Une rencontre enrichissante à cultiver

La relation entre les adolescents et les musées peut être envisagée comme un défi stimulant à relever. Cette démarche nécessite une volonté de comprendre ce public pour proposer les offres culturelles adaptées, qui prennent en compte leurs besoins spécifiques, notamment en termes de dialogue, de participation et d'expérimentation.

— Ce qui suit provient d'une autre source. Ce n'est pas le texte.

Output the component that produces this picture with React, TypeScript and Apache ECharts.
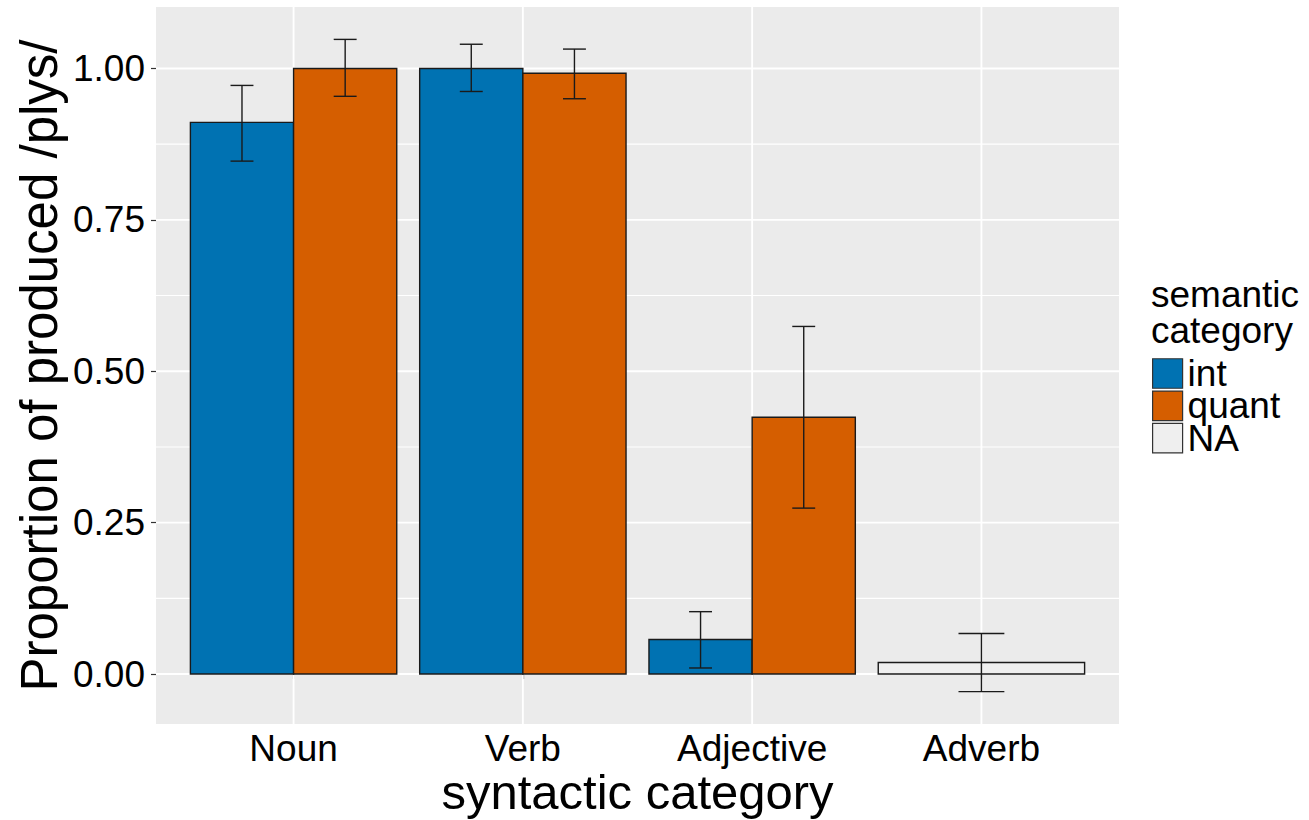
import React, { useEffect, useRef } from "react";
import * as echarts from "echarts";

const categories = ["Noun", "Verb", "Adjective", "Adverb"];
const intValues = [0.911, 1.0, 0.057, null];
const intLow = [0.847, 0.962, 0.01, null];
const intHigh = [0.972, 1.04, 0.103, null];
const quantValues = [1.0, 0.992, 0.424, null];
const quantLow = [0.954, 0.95, 0.274, null];
const quantHigh = [1.048, 1.032, 0.574, null];
const naValues = [null, null, null, 0.019];
const naLow = [null, null, null, -0.029];
const naHigh = [null, null, null, 0.067];
const yTicks = [0, 0.25, 0.5, 0.75, 1];
const yMinor = [0.125, 0.375, 0.625, 0.875];
const xTicks = [1, 2, 3, 4];

const FONT = "'Liberation Sans', Arial, sans-serif";
const X_MIN = 0.4;
const X_MAX = 4.6;
const Y_MIN = -0.0825;
const Y_MAX = 1.1015;

function buildData(vals: (number | null)[], lo: (number | null)[], hi: (number | null)[]) {
  const out: number[][] = [];
  vals.forEach((v, i) => {
    if (v !== null) out.push([i + 1, v, lo[i] as number, hi[i] as number]);
  });
  return out;
}

function barRenderer(offset: number, width: number, cap: number, fill: string) {
  return (params: any, api: any) => {
    const x = api.value(0);
    const v = api.value(1);
    const lo = api.value(2);
    const hi = api.value(3);
    const pL = api.coord([x + offset - width / 2, 0]);
    const pR = api.coord([x + offset + width / 2, v]);
    const cx = api.coord([x + offset, 0])[0];
    const capPx = api.coord([x + offset + cap, 0])[0] - cx;
    const yLo = api.coord([x, lo])[1];
    const yHi = api.coord([x, hi])[1];
    const stroke = "#1a1a1a";
    return {
      type: "group",
      children: [
        {
          type: "rect",
          shape: { x: pL[0], y: pR[1], width: pR[0] - pL[0], height: pL[1] - pR[1] },
          style: { fill, stroke, lineWidth: 1.4 },
        },
        {
          type: "line",
          shape: { x1: cx, y1: yLo, x2: cx, y2: yHi },
          style: { stroke, lineWidth: 1.4 },
        },
        {
          type: "line",
          shape: { x1: cx - capPx, y1: yHi, x2: cx + capPx, y2: yHi },
          style: { stroke, lineWidth: 1.4 },
        },
        {
          type: "line",
          shape: { x1: cx - capPx, y1: yLo, x2: cx + capPx, y2: yLo },
          style: { stroke, lineWidth: 1.4 },
        },
      ],
    };
  };
}

function hGridRenderer(lw: number) {
  return (params: any, api: any) => {
    const cs = params.coordSys;
    const y = api.coord([2.5, api.value(1)])[1];
    return {
      type: "line",
      shape: { x1: cs.x, y1: y, x2: cs.x + cs.width, y2: y },
      style: { stroke: "#ffffff", lineWidth: lw },
    };
  };
}

function vGridRenderer(lw: number) {
  return (params: any, api: any) => {
    const cs = params.coordSys;
    const x = api.coord([api.value(0), 0.5])[0];
    return {
      type: "line",
      shape: { x1: x, y1: cs.y, x2: x, y2: cs.y + cs.height },
      style: { stroke: "#ffffff", lineWidth: lw },
    };
  };
}

const COLORS = { int: "#0072B2", quant: "#D55E00", NA: "#EFEFEF" };

export default function App() {
  const ref = useRef<HTMLDivElement>(null);
  useEffect(() => {
    if (!ref.current) return;
    const chart = echarts.init(ref.current, undefined, { renderer: "svg" });
    const option: any = {
      animation: false,
      textStyle: { fontFamily: FONT },
      title: {
        text: "semantic\ncategory",
        left: 1151,
        top: 276.5,
        padding: 0,
        textStyle: { fontFamily: FONT, fontSize: 37, fontWeight: "normal", color: "#000", lineHeight: 36 },
      },
      legend: {
        orient: "vertical",
        left: 1152,
        top: 355,
        padding: 0,
        itemWidth: 30,
        itemHeight: 29.5,
        itemGap: -4.7,
        icon: "rect",
        textStyle: { fontFamily: FONT, fontSize: 37, color: "#000", padding: [0, 0, 0, 0] },
        data: [
          { name: "int", itemStyle: { color: COLORS.int, borderColor: "#333", borderWidth: 1.2 } },
          { name: "quant", itemStyle: { color: COLORS.quant, borderColor: "#333", borderWidth: 1.2 } },
          { name: "NA", itemStyle: { color: COLORS.NA, borderColor: "#333", borderWidth: 1.2 } },
        ],
      },
      grid: {
        left: 156,
        top: 7,
        width: 963,
        height: 717,
        show: true,
        backgroundColor: "#EBEBEB",
        borderWidth: 0,
        containLabel: false,
        outerBoundsMode: "none",
      },
      xAxis: {
        type: "value",
        min: X_MIN,
        max: X_MAX,
        name: "syntactic category",
        nameLocation: "middle",
        nameGap: 43,
        nameMoveOverlap: false,
        nameTextStyle: { fontFamily: FONT, fontSize: 49, color: "#000" },
        axisLine: { show: false },
        axisTick: { show: true, length: 5, customValues: xTicks, lineStyle: { color: "#333", width: 1.2 } },
        axisLabel: {
          customValues: xTicks,
          formatter: (v: number) => categories[Math.round(v) - 1] ?? "",
          fontFamily: FONT,
          fontSize: 37,
          color: "#000",
          margin: 6,
        },
        splitLine: { show: false },
      },
      yAxis: {
        type: "value",
        min: Y_MIN,
        max: Y_MAX,
        name: "Proportion of produced /plys/",
        nameLocation: "middle",
        nameGap: 91,
        nameMoveOverlap: false,
        nameTextStyle: { fontFamily: FONT, fontSize: 51, color: "#000" },
        axisLine: { show: false },
        axisTick: { show: true, length: 5, customValues: yTicks, lineStyle: { color: "#333", width: 1.2 } },
        axisLabel: {
          customValues: yTicks,
          formatter: (v: number) => v.toFixed(2),
          fontFamily: FONT,
          fontSize: 37,
          color: "#000",
          margin: 11,
        },
        splitLine: { show: false },
      },
      series: [
        {
          type: "custom",
          name: "gridMinor",
          silent: true,
          z: 1,
          renderItem: hGridRenderer(1.1),
          data: yMinor.map((v) => [2.5, v]),
        },
        {
          type: "custom",
          name: "gridMajor",
          silent: true,
          z: 1,
          renderItem: hGridRenderer(1.9),
          data: yTicks.map((v) => [2.5, v]),
        },
        {
          type: "custom",
          name: "gridX",
          silent: true,
          z: 1,
          renderItem: vGridRenderer(1.9),
          data: xTicks.map((v) => [v, 0.5]),
        },
        {
          type: "custom",
          name: "int",
          z: 2,
          itemStyle: { color: COLORS.int, borderColor: "#333", borderWidth: 1.2 },
          renderItem: barRenderer(-0.225, 0.45, 0.05, COLORS.int),
          data: buildData(intValues, intLow, intHigh),
        },
        {
          type: "custom",
          name: "quant",
          z: 2,
          itemStyle: { color: COLORS.quant, borderColor: "#333", borderWidth: 1.2 },
          renderItem: barRenderer(0.225, 0.45, 0.05, COLORS.quant),
          data: buildData(quantValues, quantLow, quantHigh),
        },
        {
          type: "custom",
          name: "NA",
          z: 2,
          itemStyle: { color: COLORS.NA, borderColor: "#333", borderWidth: 1.2 },
          renderItem: barRenderer(0, 0.9, 0.1, COLORS.NA),
          data: buildData(naValues, naLow, naHigh),
        },
      ],
    };
    chart.setOption(option);
    return () => chart.dispose();
  }, []);
  return (
    <div
      ref={ref}
      style={{ position: "absolute", left: 0, top: 0, width: 1309, height: 820, background: "#fff" }}
    />
  );
}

Si les musées constituent un pilier (de transmission) de la culture, l'enjeu n'est pas seulement économique ou politique dans le but d'augmenter le nombre de visiteurs ; il est surtout sociétal. En sortant de leur zone de confort pour se rendre accessibles pour la jeune génération, les musées ne se contentent pas d'élargir leur public ; ils créent un environnement propice à l'innovation sociale et culturelle, où les jeunes se sentent entendus. Cet enjeu touche à la construction d'une société inclusive, consciente de son patrimoine et ouverte au dialogue intergénérationnel.
C'est dans cette interaction que réside l'opportunité de construire un futur où la culture est vivante, partagée et constamment renouvelée. Les adolescents et préadolescents ne sont pas seulement les visiteurs de demain ; ils sont les acteurs d'une culture dynamique, prêts à s'engager pour enrichir le paysage culturel par leur présence et leur créativité. Les musées, en les considérant davantage, peuvent devenir des terrains fertiles pour cette rencontre enrichissante tout en tissant des liens durables entre les générations.